Member of the South Lanarkshire Council for Rutherglen South
- Incumbent
- Assumed office 3 May 2012
- Preceded by: Eileen Baxendale

Member of the Scottish Parliament for Glasgow (1 of 7 Regional MSPs)
- In office 6 May 1999 – 22 March 2011
- Preceded by: New position
- Succeeded by: Anne McTaggart

Personal details
- Born: 25 December 1947 (age 78) Newcastle-upon-Tyne, England
- Party: Scottish Liberal Democrats
- Education: University of Aberdeen

= Robert Brown (Scottish politician) =

Scottish politician (born 1947)

Robert Edward Brown (born 25 December 1947) is a Scottish Liberal Democrat politician. He was a Member of the Scottish Parliament (MSP) for the Glasgow region from 1999 to 2011.

==Career==
A graduate of the University of Aberdeen, he was Depute Procurator Fiscal of Dumbarton 1972−1974 and has since been a partner and consultant with a Glasgow firm of solicitors. He was a Glasgow City councillor (Liberal) for several years in the 1970s and 1980s and was Convener of the Scottish Liberal Democrat Policy Committee for much of the 1990s and 2000s.
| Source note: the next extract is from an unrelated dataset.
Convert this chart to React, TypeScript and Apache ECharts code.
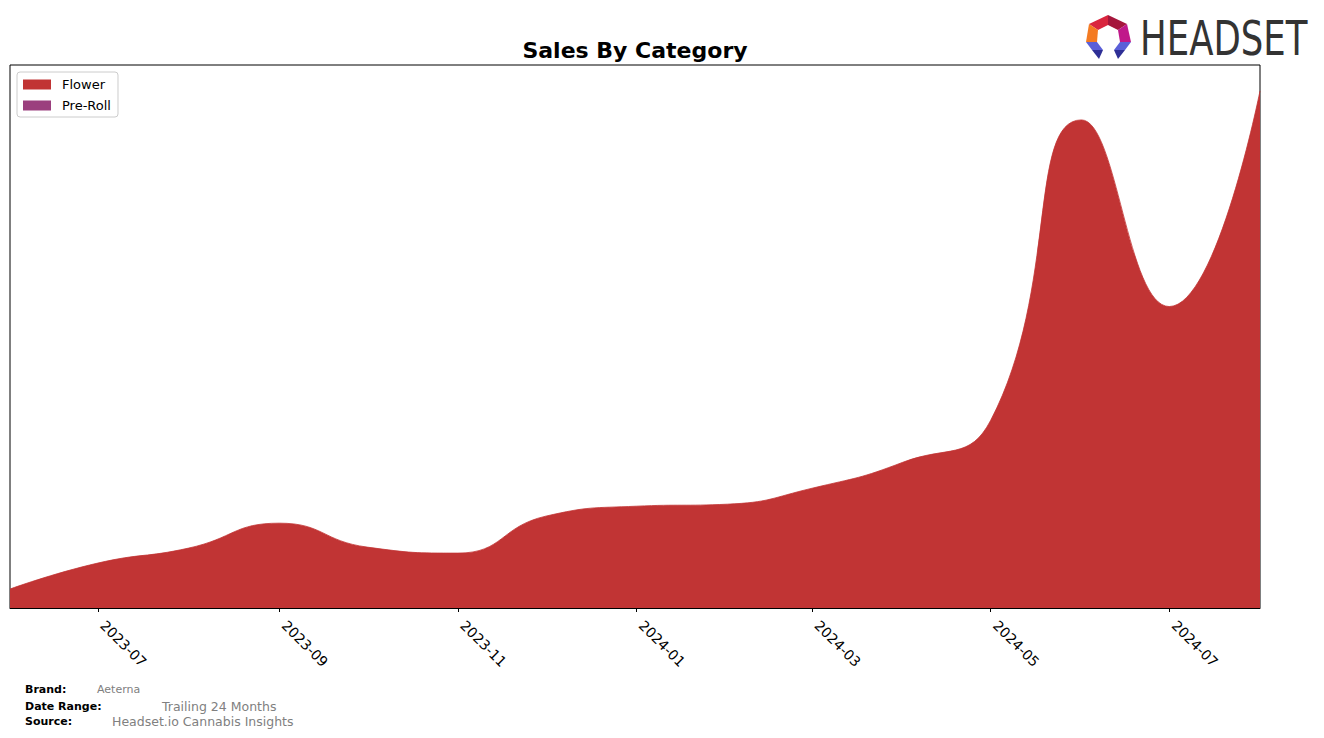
import React, { useEffect, useRef } from "react";
import * as echarts from "echarts";

const months = [
  "2023-06-01", "2023-07-01", "2023-08-01", "2023-09-01", "2023-10-01",
  "2023-11-01", "2023-12-01", "2024-01-01", "2024-02-01", "2024-03-01",
  "2024-04-01", "2024-05-01", "2024-06-01", "2024-07-01", "2024-08-01",
];
const flower = [19, 45, 60, 85, 61, 55, 92, 102, 104, 120, 146, 188, 489, 302, 518];
const preRoll = [3.5, 3.5, 3.5, 3.5, 3.5, 3.5, 3.5, 1.2, 0.6, 0.4, 0.3, 0.3, 0.3, 0.3, 0.3];
const tickMonths = ["2023-07-01", "2023-09-01", "2023-11-01", "2024-01-01", "2024-03-01", "2024-05-01", "2024-07-01"];

const FLOWER_COLOR = "#c13434";
const PREROLL_COLOR = "#9b3f7e";

function ts(s: string): number {
  const [y, m, d] = s.split("-").map(Number);
  return Date.UTC(y, m - 1, d);
}

export default function App() {
  const ref = useRef<HTMLDivElement>(null);
  useEffect(() => {
    document.body.style.margin = "0";
    if (!ref.current) return;
    const chart = echarts.init(ref.current, undefined, { renderer: "svg" });
    const font = "DejaVu Sans";
    const option: any = {
      animation: false,
      backgroundColor: "#fff",
      textStyle: { fontFamily: font },
      grid: {
        left: 10, right: 64, top: 65, bottom: 130,
        show: true, borderColor: "#000", borderWidth: 1,
      },
      legend: {
        orient: "vertical",
        left: 17, top: 72,
        padding: [6, 7, 5, 6],
        itemWidth: 28, itemHeight: 10, itemGap: 8,
        borderColor: "#ccc", borderWidth: 1, borderRadius: 3,
        icon: "rect",
        textStyle: { fontSize: 13, color: "#000", fontFamily: font, padding: [0, 0, 0, 6] },
        data: ["Flower", "Pre-Roll"],
      },
      xAxis: {
        type: "value",
        min: ts(months[0]),
        max: ts(months[months.length - 1]),
        axisLine: { show: true, lineStyle: { color: "#000", width: 1 } },
        axisTick: {
          show: true, length: 4, lineStyle: { color: "#000" },
          customValues: tickMonths.map(ts),
        },
        axisLabel: {
          customValues: tickMonths.map(ts),
          rotate: -45,
          margin: 10,
          padding: [0, 0, 0, 7],
          fontSize: 14,
          color: "#000",
          fontFamily: font,
          formatter: (v: number) => {
            const d = new Date(v);
            return d.getUTCFullYear() + "-" + String(d.getUTCMonth() + 1).padStart(2, "0");
          },
        },
        splitLine: { show: false },
      },
      yAxis: {
        type: "value",
        min: 0,
        max: 544,
        show: false,
        splitLine: { show: false },
      },
      series: [
        {
          name: "Flower",
          type: "line",
          stack: "total",
          smooth: true,
          showSymbol: false,
          color: FLOWER_COLOR,
          lineStyle: { width: 0.8, color: FLOWER_COLOR },
          areaStyle: { color: FLOWER_COLOR, opacity: 1 },
          data: months.map((m, i) => [ts(m), flower[i]]),
        },
        {
          name: "Pre-Roll",
          type: "line",
          stack: "total",
          smooth: true,
          showSymbol: false,
          color: PREROLL_COLOR,
          lineStyle: { width: 1, color: PREROLL_COLOR },
          areaStyle: { color: PREROLL_COLOR, opacity: 1 },
          data: months.map((m, i) => [ts(m), preRoll[i]]),
        },
      ],
      graphic: [
        {
          type: "text", x: 635, y: 50,
          style: {
            text: "Sales By Category", fontSize: 22, fontWeight: "bold",
            fontFamily: font, fill: "#000", textAlign: "center", textVerticalAlign: "middle",
          },
        },
        { type: "polygon", shape: { points: [[1089, 24], [1108, 15], [1108, 25], [1098, 30]] }, style: { fill: "#d9253e" } },
        { type: "polygon", shape: { points: [[1108, 15], [1127, 24], [1118, 30], [1108, 25]] }, style: { fill: "#a5163c" } },
        { type: "polygon", shape: { points: [[1089, 24], [1086, 42], [1097, 42], [1098, 30]] }, style: { fill: "#f47b22" } },
        { type: "polygon", shape: { points: [[1127, 24], [1131, 42], [1120, 42], [1118, 30]] }, style: { fill: "#c0198a" } },
        { type: "polygon", shape: { points: [[1086, 42], [1097, 42], [1103, 50], [1092, 50]] }, style: { fill: "#5a5fd8" } },
        { type: "polygon", shape: { points: [[1092, 50], [1103, 50], [1099, 59]] }, style: { fill: "#2e2f96" } },
        { type: "polygon", shape: { points: [[1131, 42], [1120, 42], [1114, 50], [1125, 50]] }, style: { fill: "#5a5fd8" } },
        { type: "polygon", shape: { points: [[1125, 50], [1114, 50], [1118, 59]] }, style: { fill: "#2e2f96" } },
        {
          type: "text", x: 1140, y: 39, scaleX: 0.74,
          style: {
            text: "HEADSET", fontSize: 48, fontFamily: font,
            fill: "#333", textAlign: "left", textVerticalAlign: "middle",
          },
        },
        { type: "text", x: 25, y: 689, style: { text: "Brand:", fontSize: 11, fontWeight: "bold", fontFamily: font, fill: "#000", textVerticalAlign: "middle" } },
        { type: "text", x: 97, y: 689, style: { text: "Aeterna", fontSize: 11, fontFamily: font, fill: "#808080", textVerticalAlign: "middle" } },
        { type: "text", x: 25, y: 706, style: { text: "Date Range:", fontSize: 11, fontWeight: "bold", fontFamily: font, fill: "#000", textVerticalAlign: "middle" } },
        { type: "text", x: 162, y: 706, style: { text: "Trailing 24 Months", fontSize: 12.5, fontFamily: font, fill: "#808080", textVerticalAlign: "middle" } },
        { type: "text", x: 25, y: 721, style: { text: "Source:", fontSize: 11, fontWeight: "bold", fontFamily: font, fill: "#000", textVerticalAlign: "middle" } },
        { type: "text", x: 112, y: 721, style: { text: "Headset.io Cannabis Insights", fontSize: 12.5, fontFamily: font, fill: "#808080", textVerticalAlign: "middle" } },
      ],
    };
    chart.setOption(option);
    return () => chart.dispose();
  }, []);
  return <div ref={ref} style={{ width: 1324, height: 738 }} />;
}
He was first elected to the Scottish Parliament in its first election in 1999.

Following Nicol Stephen's election as party leader and succession as Deputy First Minister of Scotland in 2005, Brown was appointed Deputy Minister for Education and Young People in the Scottish Executive.

He was second on the Liberal Democrat list of candidates for Glasgow region in the 2011 Scottish Parliament election but was unsuccessful when the party failed to gain any list seats.

In May 2012, he was elected as a councillor for the Rutherglen South ward on South Lanarkshire Council, and retained the seat at the 2017 elections; being the only Liberal Democrat representative in the council out of 64 seats. He was an unsuccessful candidate for the Rutherglen and Hamilton West constituency at the 2017 UK general election, losing his deposit after receiving only 4% of the vote.

Brown was appointed Commander of the Order of the British Empire (CBE) in the 2014 New Year Honours for political service. He currently resides in Burnside, in the south of Greater Glasgow.